CSEA President Mary E. Sullivan recently wrote an op-ed stressing that politicians need to leave our pensions alone and to not use them to advance their political agendas. It is our money that we earned over years of service. Comptroller DiNapoli has done an great job over the years protecting our pension fund by making sound fiduciary decisions, not political ones. This is why we have endorsed DiNapoli for his re-election.
The text of the op-ed is below and was published on Syracuse.com. Click here to read and share the op-ed.
To the Editor:
Public workers’ pensions are not a political piggy bank. The money belongs to the workers and retirees who contributed to it and earned it over decades of service, setting it aside for a secure retirement.

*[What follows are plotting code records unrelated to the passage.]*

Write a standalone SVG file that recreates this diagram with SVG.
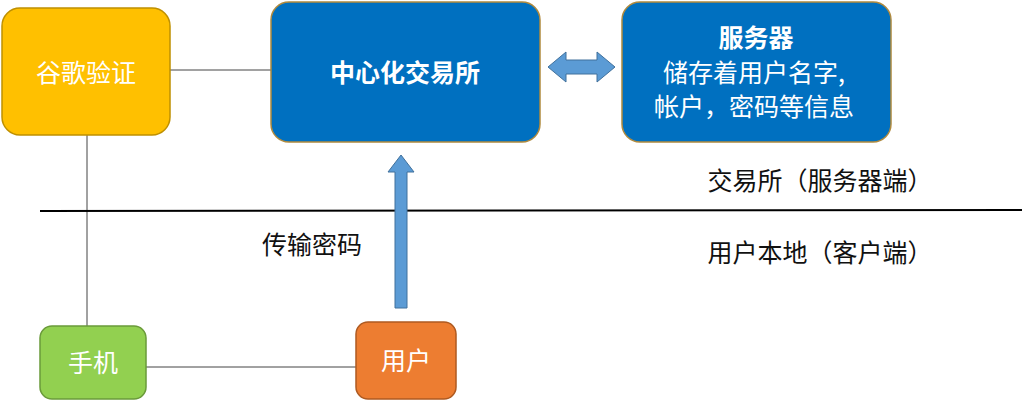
<svg xmlns="http://www.w3.org/2000/svg" width="1024" height="411" viewBox="0 0 1024 411">
<style>
text{font-family:"Noto Sans CJK SC","Liberation Sans",sans-serif;font-size:25px}
.w{fill:#fff}
.k{fill:#111}
.ln{stroke:#444;stroke-width:1;fill:none}
.blue{fill:#0070C0;stroke:#B08A3E;stroke-width:1.5}
.arr{fill:#5B9BD5;stroke:#41719C;stroke-width:1}
</style>
<g id="connectors">
<line class="ln" x1="170" y1="70" x2="271" y2="70"/>
<line class="ln" x1="87" y1="135" x2="87" y2="326"/>
<line class="ln" x1="146" y1="367" x2="356" y2="367"/>
<line x1="40" y1="211" x2="1022" y2="210" stroke="#000" stroke-width="2"/>
<polygon class="arr" points="548,67 566,52 566,60 597,60 597,52 615,67 597,82 597,74 566,74 566,82"/>
<polygon class="arr" points="401,155 414,172 407,172 407,308 395,308 395,172 388,172"/>
</g>
<g id="google"><rect x="2" y="8" width="168" height="127" rx="18" fill="#FFC000" stroke="#BF9000" stroke-width="1.5"/><text class="w" x="86" y="82" text-anchor="middle">谷歌验证</text></g>
<g id="exchange"><rect class="blue" x="271" y="2" width="269" height="140" rx="18"/><text class="w" x="405" y="82" text-anchor="middle" font-weight="bold">中心化交易所</text></g>
<g id="server"><rect class="blue" x="622" y="2" width="269" height="140" rx="18"/>
<text class="w" x="756" y="47" text-anchor="middle" font-weight="bold">服务器</text>
<text class="w" x="754" y="82" text-anchor="middle">储存着用户名字,</text>
<text class="w" x="754" y="116" text-anchor="middle">帐户，密码等信息</text></g>
<g id="phone"><rect x="40" y="326" width="106" height="73" rx="12" fill="#92D050" stroke="#6A9A3A" stroke-width="1.5"/><text class="w" x="93" y="372" text-anchor="middle">手机</text></g>
<g id="user"><rect x="356" y="322" width="100" height="77" rx="12" fill="#ED7D31" stroke="#AE5A21" stroke-width="1.5"/><text class="w" x="406" y="370" text-anchor="middle">用户</text></g>
<g id="labels">
<text class="k" x="820" y="190" text-anchor="middle">交易所（服务器端）</text>
<text class="k" x="820" y="262" text-anchor="middle">用户本地（客户端）</text>
<text class="k" x="312" y="254" text-anchor="middle">传输密码</text>
</g>
</svg>
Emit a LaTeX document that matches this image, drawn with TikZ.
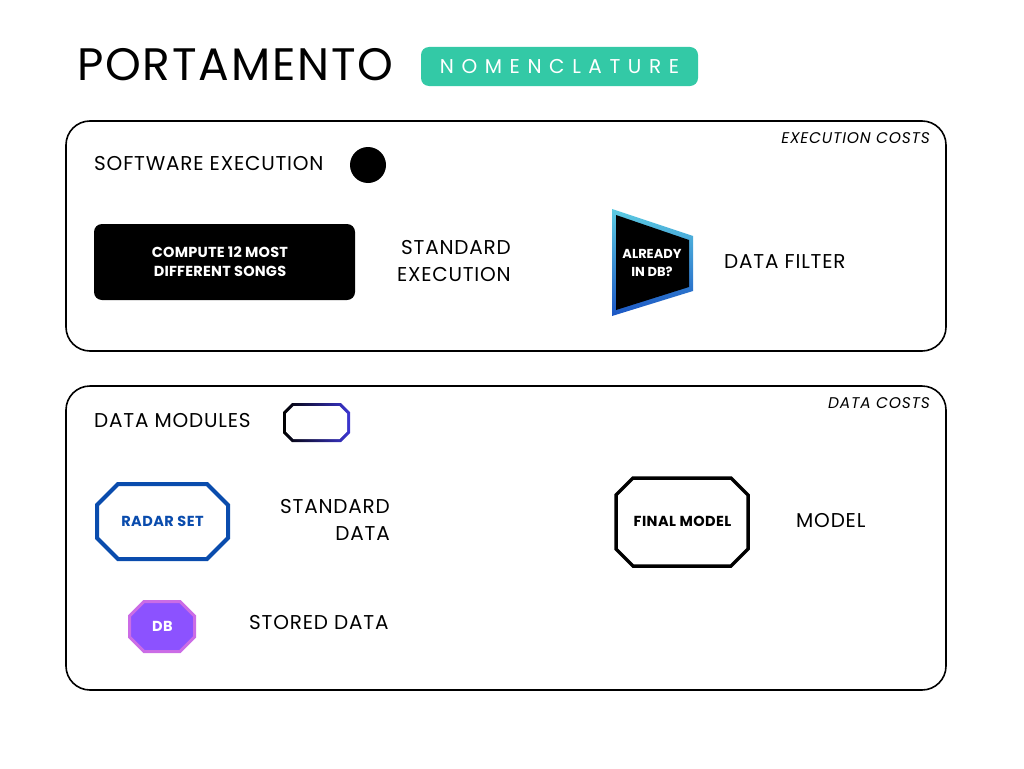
\documentclass[tikz,border=0pt]{standalone}
\usepackage{fontspec}
\setmainfont{Poppins}
\definecolor{nomgreen}{HTML}{33C9A6}
\definecolor{radarblue}{HTML}{0A4CAD}
\definecolor{dbfill}{HTML}{8C52FF}
\definecolor{dbline}{HTML}{CB6CE6}
\definecolor{filtertop}{HTML}{5CCBE2}
\definecolor{filterbot}{HTML}{1B56C4}
\definecolor{modright}{HTML}{3C36D2}
\begin{document}
\begin{tikzpicture}[x=1pt,y=-1pt,
  txt/.style={inner sep=0pt, font=\fontsize{20}{27}\selectfont\addfontfeature{LetterSpace=4}, text=black},
  corner/.style={inner sep=0pt, font=\fontsize{15.5}{17}\selectfont\itshape\addfontfeature{LetterSpace=5}, text=black},
  boldlbl/.style={inner sep=0pt, font=\fontsize{13}{18}\selectfont\bfseries, align=center},
  biglbl/.style={inner sep=0pt, font=\fontsize{14.5}{18}\selectfont\bfseries\addfontfeature{LetterSpace=3}, align=center},
  panel/.style={draw=black, line width=1.6pt, rounded corners=24pt, minimum width=880pt, inner sep=0pt},
  octline/.style={line join=miter}
]
\useasboundingbox (0,0) rectangle (1024,768);

% title
\node[inner sep=0pt, anchor=west, font=\fontsize{45.5}{50}\selectfont\addfontfeature{LetterSpace=4}] (title) at (77,65) {PORTAMENTO};
\node[fill=nomgreen, rounded corners=8pt, minimum width=277pt, minimum height=39pt, inner sep=0pt,
      text=white, font=\fontsize{20}{24}\selectfont] (badge) at (559.5,66.5)
      {\addfontfeature{LetterSpace=38}NOMENCLATURE};

% execution panel
\node[panel, minimum height=230pt] (execpanel) at (506,236) {};
\node[corner, anchor=east] (execcosts) at (930,138) {EXECUTION COSTS};
\node[txt, anchor=west] (softexec) at (94,164) {SOFTWARE EXECUTION};
\node[circle, fill=black, minimum size=36pt, inner sep=0pt] (dot) at (368,165) {};
\node[fill=black, rounded corners=8pt, minimum width=261pt, minimum height=76pt, inner sep=0pt] (compute) at (224.5,262) {};
\node[inner sep=0pt, text=white, font=\fontsize{14.5}{19}\selectfont\bfseries\addfontfeature{LetterSpace=1.5}, align=center] (computetext) at (220,261.5)
      {COMPUTE 12 MOST\\DIFFERENT SONGS};
\node[txt, anchor=east, align=right] (stdexec) at (511,261) {STANDARD\\EXECUTION};

% data filter
\shade[top color=filtertop, bottom color=filterbot]
  (612,209) -- (693,236) -- (693,291) -- (612,316) -- cycle;
\fill[black] (616,215) -- (689,240) -- (689,287) -- (616,310) -- cycle;
\node[boldlbl, text=white] (filter) at (652,263) {ALREADY\\IN DB?};
\node[txt, anchor=west] (filterlbl) at (724,262) {DATA FILTER};

% data panel
\node[panel, minimum height=304pt] (datapanel) at (506,538) {};
\node[corner, anchor=east] (datacosts) at (930,403) {DATA COSTS};
\node[txt, anchor=west] (datamod) at (94,421) {DATA MODULES};

% small module octagon (gradient border)
\shade[left color=black, right color=modright]
  (292,403) -- (341,403) -- (350,412) -- (350,433) -- (341,442) -- (292,442) -- (283,433) -- (283,412) -- cycle;
\fill[white]
  (293.5,406) -- (339.5,406) -- (347,413.5) -- (347,431.5) -- (339.5,439) -- (293.5,439) -- (286,431.5) -- (286,413.5) -- cycle;
\coordinate (module) at (316.5,422.5);

% radar set octagon
\draw[octline, draw=radarblue, line width=4pt, fill=white]
  (118,484) -- (207,484) -- (228,505) -- (228,538) -- (207,559) -- (118,559) -- (97,538) -- (97,505) -- cycle;
\node[biglbl, text=radarblue] (radar) at (162.5,521) {RADAR SET};
\node[txt, anchor=east, align=right] (stddata) at (390,520) {STANDARD\\DATA};

% DB octagon
\draw[octline, draw=dbline, fill=dbfill, line width=3pt]
  (144,601.5) -- (180,601.5) -- (194.5,616) -- (194.5,637) -- (180,651.5) -- (144,651.5) -- (129.5,637) -- (129.5,616) -- cycle;
\node[biglbl, text=white] (db) at (162.5,626.5) {DB};
\node[txt, anchor=west] (stored) at (249,623) {STORED DATA};

% final model octagon
\draw[octline, draw=black, line width=3.5pt, fill=white]
  (633,478) -- (731,478) -- (748,495) -- (748,549) -- (731,566) -- (633,566) -- (616,549) -- (616,495) -- cycle;
\node[biglbl, text=black] (final) at (682.5,521) {FINAL MODEL};
\node[txt, anchor=west] (modellbl) at (796,521) {MODEL};

\end{tikzpicture}
\end{document}
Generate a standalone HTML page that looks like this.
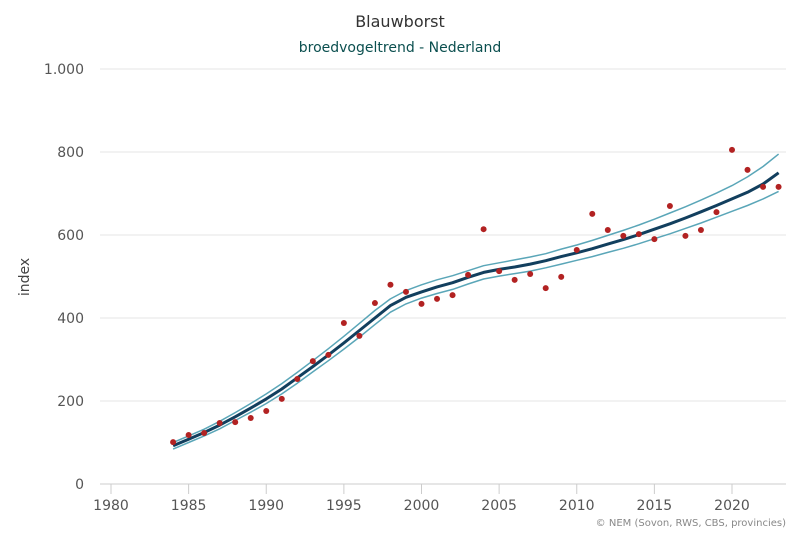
<!DOCTYPE html>
<html><head><meta charset="utf-8"><style>
body{margin:0;background:#fff;font-family:"DejaVu Sans",sans-serif}
svg{display:block;font-family:"DejaVu Sans",sans-serif}
</style></head><body>
<svg id="chart" width="800" height="533">
<text x="400" y="27" text-anchor="middle" font-size="16" fill="#333">Blauwborst</text>
<text x="400" y="52" text-anchor="middle" font-size="14" fill="#0b4f4f">broedvogeltrend - Nederland</text>
<text x="29" y="277" text-anchor="middle" font-size="14" fill="#444" transform="rotate(-90 29 277)">index</text>
<g id="grid"></g><g id="marks"></g>
<text x="786" y="526" text-anchor="end" font-size="10" fill="#888">© NEM (Sovon, RWS, CBS, provincies)</text>
</svg>
<script>
const years=[1984,1985,1986,1987,1988,1989,1990,1991,1992,1993,1994,1995,1996,1997,1998,1999,2000,2001,2002,2003,2004,2005,2006,2007,2008,2009,2010,2011,2012,2013,2014,2015,2016,2017,2018,2019,2020,2021,2022,2023];
const observed=[101,118,123,147,149,159,176,205,253,296,311,388,357,436,480,463,434,446,455,504,614,513,492,506,472,499,564,651,612,598,602,590,670,598,612,655,805,757,716,716];
const trend=[92,108,124,142,162,183,205,229,256,283,311,340,370,400,430,450,463,475,485,498,510,517,523,530,538,548,557,567,578,589,601,614,627,641,656,671,687,703,723,750];
const upper=[100,116,132,151,172,194,217,242,269,297,326,356,387,418,446,466,480,492,502,514,526,533,540,547,555,566,576,587,599,611,624,638,653,668,684,701,719,740,765,795];
const lower=[84,100,116,133,153,173,194,217,243,270,297,325,354,384,414,434,448,459,469,482,494,501,507,513,521,530,539,548,558,568,579,591,603,616,629,643,657,671,687,705];
const yTicks=[0,200,400,600,800,1000];
const yTickLabels=["0","200","400","600","800","1.000"];
const xTicks=[1980,1985,1990,1995,2000,2005,2010,2015,2020];
const ns="http://www.w3.org/2000/svg";
const X=v=>111+(v-1980)*15.525;
const Y=v=>484-v*0.415;
const grid=document.getElementById('grid'),marks=document.getElementById('marks');
function mk(tag,at,parent){const e=document.createElementNS(ns,tag);for(const k in at)e.setAttribute(k,at[k]);parent.appendChild(e);return e;}
yTicks.forEach((t,i)=>{
 const l=mk('line',{x1:100,x2:786,y1:Y(t),y2:Y(t),stroke:t===0?'#ccc':'#e6e6e6'},grid);
 
 
 const tx=mk('text',{x:84,y:Y(t)+5,'text-anchor':'end','font-size':14,fill:'#555'},grid);
 tx.textContent=yTickLabels[i];
 
 
});
xTicks.forEach(t=>{
 const l=mk('line',{x1:X(t),x2:X(t),y1:484,y2:494,stroke:'#ccc'},grid);
 
 
 const tx=mk('text',{x:X(t),y:510,'text-anchor':'middle','font-size':14,fill:'#555'},grid);
 tx.textContent=t;
 
 
});
function line(arr,color,w,name){
 const d=arr.map((v,i)=>(i?'L':'M')+X(years[i]).toFixed(1)+','+Y(v).toFixed(1)).join('');
 const p=mk('path',{d:d,fill:'none',stroke:color,'stroke-width':w,'stroke-linejoin':'round'},marks);
 
 
}
line(upper,'#5aa6b8',1.5,'upper-bound-line');
line(lower,'#5aa6b8',1.5,'lower-bound-line');
line(trend,'#123f5e',3,'trend-line');
observed.forEach((v,i)=>{
 const c=mk('circle',{cx:X(years[i]),cy:Y(v),r:3,fill:'#b22222'},marks);
 
 
});
</script>
</body></html>
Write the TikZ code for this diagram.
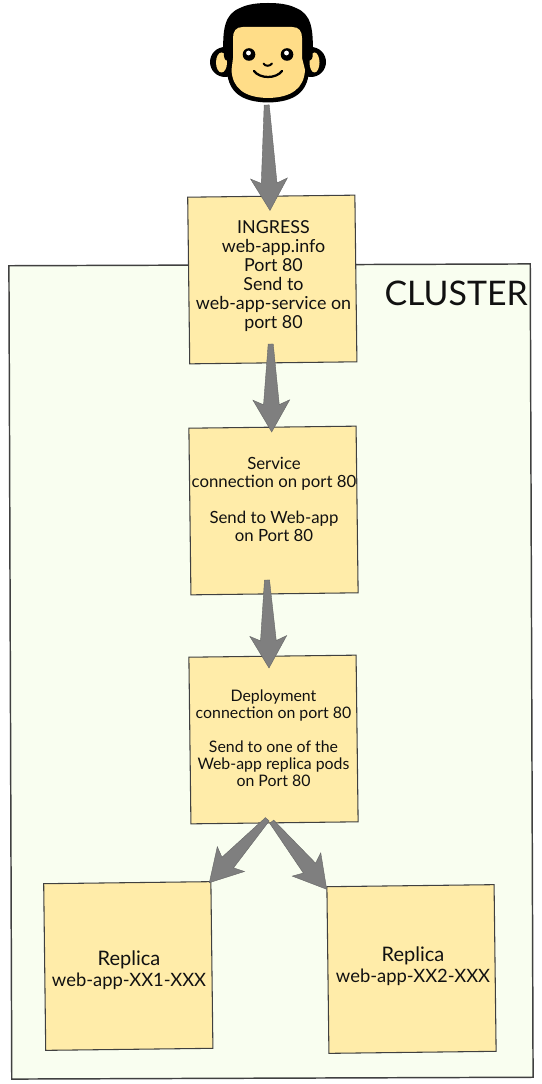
\documentclass[tikz,border=0pt]{standalone}
\usepackage{fontspec}
\setmainfont{Lato}
\usetikzlibrary{calc}
\definecolor{boxfill}{HTML}{FFECA9}
\definecolor{boxline}{HTML}{404040}
\definecolor{clusterfill}{HTML}{F9FEF0}
\definecolor{arrowgray}{HTML}{7F7F7F}
\definecolor{skin}{HTML}{FFDD88}
\definecolor{inktext}{HTML}{111111}
\tikzset{
  sticky/.style={draw=boxline,fill=boxfill,line width=0.8pt,minimum width=125.4pt,minimum height=125pt,inner sep=0pt,rotate=0.7},
  clusterbox/.style={draw=boxline,fill=clusterfill,line width=1.1pt,minimum width=391pt,minimum height=610pt,inner sep=0pt,rotate=0.2},
  boxtext/.style={align=center,text=inktext,inner sep=0pt},
  ingressfont/.style={font=\fontsize{13.4}{14.25}\selectfont},
  servicefont/.style={font=\fontsize{12.6}{13.5}\selectfont},
  deployfont/.style={font=\fontsize{11.9}{12.8}\selectfont},
  replicafont/.style={font=\fontsize{13.8}{15.75}\selectfont},
  titlefont/.style={font=\fontsize{25.4}{30}\selectfont},
  fat/.style={fill=arrowgray,draw=arrowgray!80!black,line width=0.3pt,line join=miter},
}
\newcommand{\replicaword}{{\fontsize{15}{15.75}\selectfont Replica}}
\newcommand{\fatarrow}[2]{%
  \coordinate (bk) at ($(#2)!24pt!(#1)$);
  \coordinate (nt) at ($(#2)!20.5pt!(#1)$);
  \draw[fat] ($(#1)!1.9pt!-90:(#2)$)
    -- ($(nt)!5.9pt!-90:(#2)$)
    -- ($(bk)!13.8pt!-90:(#2)$)
    -- (#2)
    -- ($(bk)!13.8pt!90:(#2)$)
    -- ($(nt)!5.9pt!90:(#2)$)
    -- ($(#1)!1.9pt!90:(#2)$) -- cycle;
}
\begin{document}
\begin{tikzpicture}[x=0.75pt,y=-0.75pt]
\useasboundingbox (0,0) rectangle (542,1084);
% cluster
\node[clusterbox] (cluster) at (271,671.5) {};
\node[boxtext,titlefont,anchor=east] (clustertitle) at (528,293) {CLUSTER};
% boxes
\node[sticky] (ingress) at (272.3,279.5) {};
\node[sticky] (service) at (273.5,510.5) {};
\node[sticky] (deploy) at (273.5,739.5) {};
\node[sticky] (replicaA) at (128.3,966) {};
\node[sticky] (replicaB) at (411.5,969) {};
% texts
\node[boxtext,ingressfont] (ingresstext) at (273.5,276) {INGRESS\\web-app.info\\Port 80\\Send to\\web-app-service on\\port 80};
\node[boxtext,servicefont] (servicetext) at (274,499) {Service\\connection on port 80\\~\\Send to Web-app\\on Port 80};
\node[boxtext,deployfont] (deploytext) at (273.5,738) {Deployment\\connection on port 80\\~\\Send to one of the\\Web-app replica pods\\on Port 80};
\node[boxtext,replicafont] (replicaAtext) at (129,970.5) {\replicaword\\web-app-XX1-XXX};
\node[boxtext,replicafont] (replicaBtext) at (413,966) {\replicaword\\web-app-XX2-XXX};
% user face
\coordinate (user) at (266.7,105);
\fill[black] (225,62) circle (15);
\fill[black] (311,62) circle (15);
\fill[black] (223.5,58) .. controls (222,28) and (225,14) .. (240,8)
  .. controls (248,4) and (258,3) .. (268,3)
  .. controls (278,3) and (288,4) .. (296,8)
  .. controls (311,14) and (314,28) .. (312.5,58)
  -- (309,72) .. controls (307,92) and (295,102) .. (268,102.5)
  .. controls (241,102) and (229,92) .. (227,72) -- cycle;
\fill[skin] (221.5,62.5) ellipse (5.5 and 10);
\fill[skin] (314.5,62.5) ellipse (5 and 10);
\fill[skin] (233,38) .. controls (233,31) and (236,27) .. (243,27)
  -- (292,27) .. controls (299,27) and (302,31) .. (302,38)
  -- (302,58) -- (305,70)
  .. controls (304,88) and (292,97.5) .. (268,98)
  .. controls (244,97.5) and (232.5,88) .. (231.5,70) -- (233,58) -- cycle;
\fill[black] (223.5,45) -- (232.8,45) -- (232.8,56) .. controls (232.8,63) and (224.5,63) .. (224,56) -- cycle;
\fill[black] (303,45) -- (312.7,45) -- (312.7,56) .. controls (312,63) and (303,63) .. (303,56) -- cycle;
\fill[black] (249,54.5) circle (6.3);
\fill[black] (287,54.5) circle (6.3);
\fill[white] (248.5,53) circle (2.4);
\fill[white] (286.5,53) circle (2.4);
\draw[black,line width=1.5pt,line cap=round] (263.5,63.5) .. controls (265,66.5) and (270,66.5) .. (272,63.5);
\draw[black,line width=1.7pt,line cap=round] (254,71) .. controls (260,79) and (276,79) .. (282,71);
% connectors
\coordinate (ingressin) at (270,210.5);
\coordinate (ingressout) at (270.7,344);
\coordinate (servicein) at (271.7,432);
\coordinate (serviceout) at (267,580);
\coordinate (deployin) at (269,668);
\coordinate (deployoutA) at (267.3,819.3);
\coordinate (replicaAin) at (209.3,882.7);
\coordinate (deployoutB) at (271.7,821.7);
\coordinate (replicaBin) at (326.7,889.3);
\fatarrow{user}{ingressin}
\fatarrow{ingressout}{servicein}
\fatarrow{serviceout}{deployin}
\fatarrow{deployoutA}{replicaAin}
\fatarrow{deployoutB}{replicaBin}
\end{tikzpicture}
\end{document}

That’s why the New York state comptroller’s role as sole trustee of the Common Retirement Fund matters so deeply to CSEA members. Under Comptroller Tom DiNapoli, the pension fund has been managed with a clear understanding of what it is and who it belongs to. It is a pension workers have earned and paid into, with the promise that those dollars would be there when they retire.
The Comptroller has a clear fiduciary duty to protect that money and act solely in the best interests of the members and retirees who depend on it. Tom DiNapoli has consistently respected that obligation. That duty exists to protect real people, including sanitation workers, emergency dispatchers, direct care workers, highway workers and office workers, from political pressure and short-term thinking that could put their retirement at risk.
Yet it seems each election cycle, some political candidates have talked about the pension fund as if it were a public bank account to use to advance their agendas. Let’s be clear: this is not their money. It belongs to the workers who earned it. Politicians who treat pension funds like a political tool are playing games with people’s lives.
At a time when affordability and inflation are already concerns, especially for retirees, that kind of recklessness is unacceptable. Housing costs, utilities, food and health care are not getting cheaper. For many retirees, their pension is what allows them to stay in their homes, pay their bills and maintain financial stability. That’s why keeping the pension fund focused on strong, stable returns matters so much.
The comptroller’s independence and fiduciary discipline are critical safeguards. New Yorkers deserve a comptroller who understands that responsibility and honors it. Tom DiNapoli has done exactly that by managing the Common Retirement Fund professionally, transparently and with a singular focus on protecting public workers and retirees.